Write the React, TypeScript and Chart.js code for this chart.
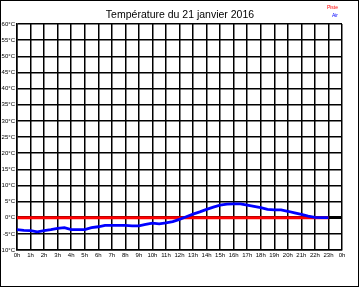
import React, { useEffect, useRef } from "react";
import { Chart, registerables } from "chart.js";

Chart.register(...registerables);

const titleText = "Température du 21 janvier 2016";
const seriesNames = ["Piste", "Air"];

const hours = [
  0, 0.5, 1, 1.5, 2, 2.5, 3, 3.5, 4, 4.5, 5, 5.5, 6, 6.5, 7, 7.5, 8, 8.5, 9, 9.5,
  10, 10.5, 11, 11.5, 12, 12.5, 13, 13.5, 14, 14.5, 15, 15.5, 16, 16.5, 17, 17.5,
  18, 18.5, 19, 19.5, 20, 20.5, 21, 21.5, 22, 22.5, 23,
];

const airValues = [
  -3.7, -3.9, -4.0, -4.4, -4.0, -3.7, -3.3, -3.1, -3.7, -3.7, -3.7, -3.1, -2.8,
  -2.4, -2.4, -2.4, -2.4, -2.5, -2.5, -2.1, -1.7, -1.9, -1.6, -1.2, -0.5, 0.3,
  1.1, 1.8, 2.6, 3.3, 3.9, 4.2, 4.3, 4.3, 3.9, 3.5, 3.1, 2.6, 2.4, 2.4, 2.0,
  1.5, 1.0, 0.5, 0.1, 0.0, 0.0,
];

const pisteValues = [
  0, 0, 0, 0, 0, 0, 0, 0, 0, 0, 0, 0, 0, 0, 0, 0, 0, 0, 0, 0, 0, 0, 0, 0, 0, 0,
  0, 0, 0, 0, 0, 0, 0, 0, 0, 0, 0, 0, 0, 0, 0, 0, 0, 0, 0, 0, 0,
];

const xTickLabels = [
  "0h", "1h", "2h", "3h", "4h", "5h", "6h", "7h", "8h", "9h", "10h", "11h",
  "12h", "13h", "14h", "15h", "16h", "17h", "18h", "19h", "20h", "21h", "22h",
  "23h", "0h",
];

const FONT = "'Liberation Sans', Arial, sans-serif";

const decorPlugin = {
  id: "decor",
  afterDraw(chart: any) {
    const ctx = chart.ctx;
    ctx.save();
    // frame
    ctx.fillStyle = "#000";
    ctx.fillRect(0, 0, 359, 1);
    ctx.fillRect(0, 0, 1, 287);
    ctx.fillRect(358, 0, 1, 287);
    ctx.fillRect(0, 286, 359, 1);
    // title
    ctx.font = `10.5px ${FONT}`;
    ctx.textAlign = "center";
    ctx.textBaseline = "alphabetic";
    ctx.fillStyle = "#000";
    ctx.fillText(titleText, 180, 17.5);
    // legend
    ctx.font = `5px ${FONT}`;
    ctx.textAlign = "right";
    ctx.fillStyle = "#ff0000";
    ctx.fillText(seriesNames[0], 338, 9);
    ctx.fillStyle = "#0000ff";
    ctx.fillText(seriesNames[1], 338, 17.3);
    ctx.restore();
  },
};

export default function App() {
  const ref = useRef<HTMLCanvasElement>(null);

  useEffect(() => {
    document.body.style.margin = "0";
    const canvas = ref.current!;
    const chart = new Chart(canvas, {
      type: "line",
      data: {
        datasets: [
          {
            label: seriesNames[1],
            data: hours.map((h, i) => ({ x: h, y: airValues[i] })),
            borderColor: "#0000ff",
            borderWidth: 2.8,
            pointRadius: 0,
            tension: 0,
            order: 0,
          },
          {
            label: seriesNames[0],
            data: hours.map((h, i) => ({ x: h, y: pisteValues[i] })),
            borderColor: "#ff0000",
            borderWidth: 3,
            pointRadius: 0,
            tension: 0,
            order: 1,
          },
        ],
      },
      options: {
        animation: false,
        responsive: false,
        devicePixelRatio: 1,
        layout: { padding: { top: 24, right: 18, left: 0, bottom: 0 } },
        plugins: {
          legend: { display: false },
          title: { display: false },
          tooltip: { enabled: false },
        },
        scales: {
          x: {
            type: "linear",
            min: 0,
            max: 24,
            afterFit: (s: any) => {
              s.height = 38;
            },
            afterBuildTicks: (s: any) => {
              s.ticks = xTickLabels.map((_, i) => ({ value: i }));
            },
            ticks: {
              stepSize: 1,
              autoSkip: false,
              maxRotation: 0,
              padding: 2,
              color: "#000",
              font: { family: FONT, size: 6 },
              callback: (v: any) => xTickLabels[Math.round(Number(v))],
            },
            grid: { color: "#000", lineWidth: 1.5, drawTicks: false },
            border: { color: "#000", width: 1.5 },
          },
          y: {
            type: "linear",
            min: -10,
            max: 60,
            afterFit: (s: any) => {
              s.width = 17;
            },
            ticks: {
              stepSize: 5,
              padding: 2,
              color: "#000",
              font: { family: FONT, size: 6 },
              callback: (v: any) => `${v}°C`,
            },
            grid: {
              color: "#000",
              lineWidth: (c: any) => (c.tick && c.tick.value === 0 ? 3 : 1.5),
              drawTicks: false,
            },
            border: { color: "#000", width: 1.5 },
          },
        },
      },
      plugins: [decorPlugin],
    });
    return () => chart.destroy();
  }, []);

  return (
    <div style={{ position: "absolute", left: 0, top: 0, width: 360, height: 288 }}>
      <canvas ref={ref} width={360} height={288} />
    </div>
  );
}
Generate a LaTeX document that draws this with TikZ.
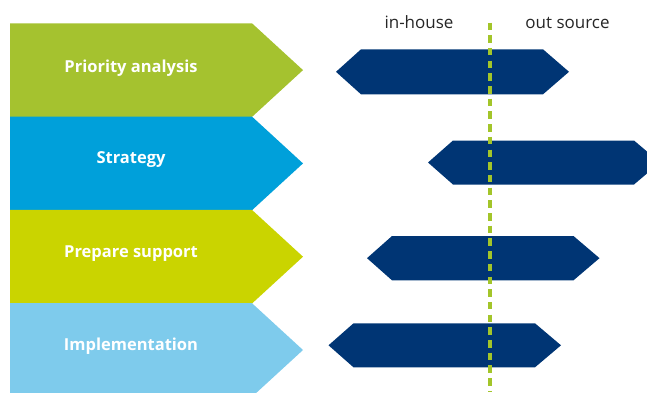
\documentclass[tikz,border=0pt]{standalone}
\usepackage{fontspec}
\setmainfont{Open Sans}
\definecolor{cgreen}{HTML}{A5C22F}
\definecolor{cblue}{HTML}{00A0DA}
\definecolor{cyellow}{HTML}{CAD400}
\definecolor{clight}{HTML}{7ECBEC}
\definecolor{cnavy}{HTML}{003574}
\definecolor{cdash}{HTML}{A3C52A}
\tikzset{
  steplabel/.style={text=white,font=\fontsize{16.5}{19}\selectfont\bfseries,anchor=center},
  headlabel/.style={text=black!85,font=\fontsize{17}{20}\selectfont,anchor=base},
  divider/.style={cdash,line width=3.2pt,dash pattern=on 7.5pt off 5.2pt},
}
\begin{document}
\begin{tikzpicture}[x=1pt,y=-1pt]
\useasboundingbox (0,0) rectangle (647,392);
\begin{scope}
\clip (0,0) rectangle (647,392);
% step chevrons: body from x=10 to 252, tip at 303
\foreach \i/\col in {0/cgreen,1/cblue,2/cyellow,3/clight}{
  \pgfmathsetmacro{\top}{23.3+93.3*\i}
  \pgfmathsetmacro{\bot}{\top+93.6}
  \pgfmathsetmacro{\mid}{\top+46.8}
  \fill[\col] (10,\top) -- (252,\top) -- (303,\mid) -- (252,\bot) -- (10,\bot) -- cycle;
}
% sourcing bars: left tip, right tip, top, bottom
\foreach \l/\r/\t/\b in {336/569/49.3/94.3, 428/660/140.5/184.5, 367/599.5/236/280.3, 328.5/561/323.3/367.3}{
  \pgfmathsetmacro{\m}{(\t+\b)/2}
  \fill[cnavy] (\l,\m) -- (\l+25,\t) -- (\r-26,\t) -- (\r,\m) -- (\r-26,\b) -- (\l+25,\b) -- cycle;
}
\end{scope}
\node[steplabel] (s1) at (131,68.5) {Priority analysis};
\node[steplabel] (s2) at (131,160) {Strategy};
\node[steplabel] (s3) at (131,253.5) {Prepare support};
\node[steplabel] (s4) at (131,346) {Implementation};
\node[headlabel] (inh) at (419,28) {in-house};
\node[headlabel] (outs) at (567.5,28) {out source};
\coordinate (dtop) at (490,22.5);
\coordinate (dbot) at (490,392);
\draw[divider] (dtop) -- (dbot);
\end{tikzpicture}
\end{document}
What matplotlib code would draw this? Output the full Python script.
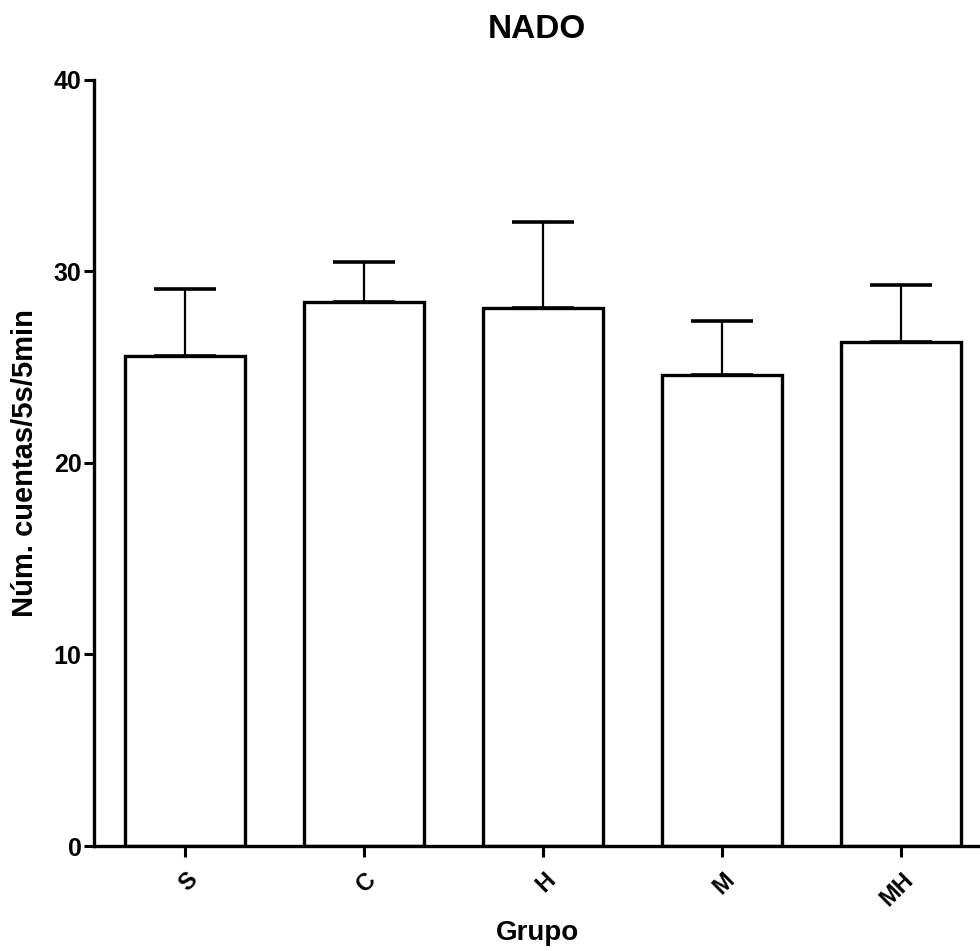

==========

**Description of the task**
Leave out the pictures and give the rest of the records again exactly.

**Task output**
Write the React, TypeScript and Chart.js code for this chart.
import React, { useEffect, useRef } from "react";
import { Chart, registerables } from "chart.js";

Chart.register(...registerables);

const titleText = "Température du 21 janvier 2016";
const seriesNames = ["Piste", "Air"];

const hours = [
  0, 0.5, 1, 1.5, 2, 2.5, 3, 3.5, 4, 4.5, 5, 5.5, 6, 6.5, 7, 7.5, 8, 8.5, 9, 9.5,
  10, 10.5, 11, 11.5, 12, 12.5, 13, 13.5, 14, 14.5, 15, 15.5, 16, 16.5, 17, 17.5,
  18, 18.5, 19, 19.5, 20, 20.5, 21, 21.5, 22, 22.5, 23,
];

const airValues = [
  -3.7, -3.9, -4.0, -4.4, -4.0, -3.7, -3.3, -3.1, -3.7, -3.7, -3.7, -3.1, -2.8,
  -2.4, -2.4, -2.4, -2.4, -2.5, -2.5, -2.1, -1.7, -1.9, -1.6, -1.2, -0.5, 0.3,
  1.1, 1.8, 2.6, 3.3, 3.9, 4.2, 4.3, 4.3, 3.9, 3.5, 3.1, 2.6, 2.4, 2.4, 2.0,
  1.5, 1.0, 0.5, 0.1, 0.0, 0.0,
];

const pisteValues = [
  0, 0, 0, 0, 0, 0, 0, 0, 0, 0, 0, 0, 0, 0, 0, 0, 0, 0, 0, 0, 0, 0, 0, 0, 0, 0,
  0, 0, 0, 0, 0, 0, 0, 0, 0, 0, 0, 0, 0, 0, 0, 0, 0, 0, 0, 0, 0,
];

const xTickLabels = [
  "0h", "1h", "2h", "3h", "4h", "5h", "6h", "7h", "8h", "9h", "10h", "11h",
  "12h", "13h", "14h", "15h", "16h", "17h", "18h", "19h", "20h", "21h", "22h",
  "23h", "0h",
];

const FONT = "'Liberation Sans', Arial, sans-serif";

const decorPlugin = {
  id: "decor",
  afterDraw(chart: any) {
    const ctx = chart.ctx;
    ctx.save();
    // frame
    ctx.fillStyle = "#000";
    ctx.fillRect(0, 0, 359, 1);
    ctx.fillRect(0, 0, 1, 287);
    ctx.fillRect(358, 0, 1, 287);
    ctx.fillRect(0, 286, 359, 1);
    // title
    ctx.font = `10.5px ${FONT}`;
    ctx.textAlign = "center";
    ctx.textBaseline = "alphabetic";
    ctx.fillStyle = "#000";
    ctx.fillText(titleText, 180, 17.5);
    // legend
    ctx.font = `5px ${FONT}`;
    ctx.textAlign = "right";
    ctx.fillStyle = "#ff0000";
    ctx.fillText(seriesNames[0], 338, 9);
    ctx.fillStyle = "#0000ff";
    ctx.fillText(seriesNames[1], 338, 17.3);
    ctx.restore();
  },
};

export default function App() {
  const ref = useRef<HTMLCanvasElement>(null);

  useEffect(() => {
    document.body.style.margin = "0";
    const canvas = ref.current!;
    const chart = new Chart(canvas, {
      type: "line",
      data: {
        datasets: [
          {
            label: seriesNames[1],
            data: hours.map((h, i) => ({ x: h, y: airValues[i] })),
            borderColor: "#0000ff",
            borderWidth: 2.8,
            pointRadius: 0,
            tension: 0,
            order: 0,
          },
          {
            label: seriesNames[0],
            data: hours.map((h, i) => ({ x: h, y: pisteValues[i] })),
            borderColor: "#ff0000",
            borderWidth: 3,
            pointRadius: 0,
            tension: 0,
            order: 1,
          },
        ],
      },
      options: {
        animation: false,
        responsive: false,
        devicePixelRatio: 1,
        layout: { padding: { top: 24, right: 18, left: 0, bottom: 0 } },
        plugins: {
          legend: { display: false },
          title: { display: false },
          tooltip: { enabled: false },
        },
        scales: {
          x: {
            type: "linear",
            min: 0,
            max: 24,
            afterFit: (s: any) => {
              s.height = 38;
            },
            afterBuildTicks: (s: any) => {
              s.ticks = xTickLabels.map((_, i) => ({ value: i }));
            },
            ticks: {
              stepSize: 1,
              autoSkip: false,
              maxRotation: 0,
              padding: 2,
              color: "#000",
              font: { family: FONT, size: 6 },
              callback: (v: any) => xTickLabels[Math.round(Number(v))],
            },
            grid: { color: "#000", lineWidth: 1.5, drawTicks: false },
            border: { color: "#000", width: 1.5 },
          },
          y: {
            type: "linear",
            min: -10,
            max: 60,
            afterFit: (s: any) => {
              s.width = 17;
            },
            ticks: {
              stepSize: 5,
              padding: 2,
              color: "#000",
              font: { family: FONT, size: 6 },
              callback: (v: any) => `${v}°C`,
            },
            grid: {
              color: "#000",
              lineWidth: (c: any) => (c.tick && c.tick.value === 0 ? 3 : 1.5),
              drawTicks: false,
            },
            border: { color: "#000", width: 1.5 },
          },
        },
      },
      plugins: [decorPlugin],
    });
    return () => chart.destroy();
  }, []);

  return (
    <div style={{ position: "absolute", left: 0, top: 0, width: 360, height: 288 }}>
      <canvas ref={ref} width={360} height={288} />
    </div>
  );
}
Generate a LaTeX document that draws this with TikZ.
\documentclass[tikz,border=0pt]{standalone}
\usepackage{fontspec}
\setmainfont{Open Sans}
\definecolor{cgreen}{HTML}{A5C22F}
\definecolor{cblue}{HTML}{00A0DA}
\definecolor{cyellow}{HTML}{CAD400}
\definecolor{clight}{HTML}{7ECBEC}
\definecolor{cnavy}{HTML}{003574}
\definecolor{cdash}{HTML}{A3C52A}
\tikzset{
  steplabel/.style={text=white,font=\fontsize{16.5}{19}\selectfont\bfseries,anchor=center},
  headlabel/.style={text=black!85,font=\fontsize{17}{20}\selectfont,anchor=base},
  divider/.style={cdash,line width=3.2pt,dash pattern=on 7.5pt off 5.2pt},
}
\begin{document}
\begin{tikzpicture}[x=1pt,y=-1pt]
\useasboundingbox (0,0) rectangle (647,392);
\begin{scope}
\clip (0,0) rectangle (647,392);
% step chevrons: body from x=10 to 252, tip at 303
\foreach \i/\col in {0/cgreen,1/cblue,2/cyellow,3/clight}{
  \pgfmathsetmacro{\top}{23.3+93.3*\i}
  \pgfmathsetmacro{\bot}{\top+93.6}
  \pgfmathsetmacro{\mid}{\top+46.8}
  \fill[\col] (10,\top) -- (252,\top) -- (303,\mid) -- (252,\bot) -- (10,\bot) -- cycle;
}
% sourcing bars: left tip, right tip, top, bottom
\foreach \l/\r/\t/\b in {336/569/49.3/94.3, 428/660/140.5/184.5, 367/599.5/236/280.3, 328.5/561/323.3/367.3}{
  \pgfmathsetmacro{\m}{(\t+\b)/2}
  \fill[cnavy] (\l,\m) -- (\l+25,\t) -- (\r-26,\t) -- (\r,\m) -- (\r-26,\b) -- (\l+25,\b) -- cycle;
}
\end{scope}
\node[steplabel] (s1) at (131,68.5) {Priority analysis};
\node[steplabel] (s2) at (131,160) {Strategy};
\node[steplabel] (s3) at (131,253.5) {Prepare support};
\node[steplabel] (s4) at (131,346) {Implementation};
\node[headlabel] (inh) at (419,28) {in-house};
\node[headlabel] (outs) at (567.5,28) {out source};
\coordinate (dtop) at (490,22.5);
\coordinate (dbot) at (490,392);
\draw[divider] (dtop) -- (dbot);
\end{tikzpicture}
\end{document}
What matplotlib code would draw this? Output the full Python script.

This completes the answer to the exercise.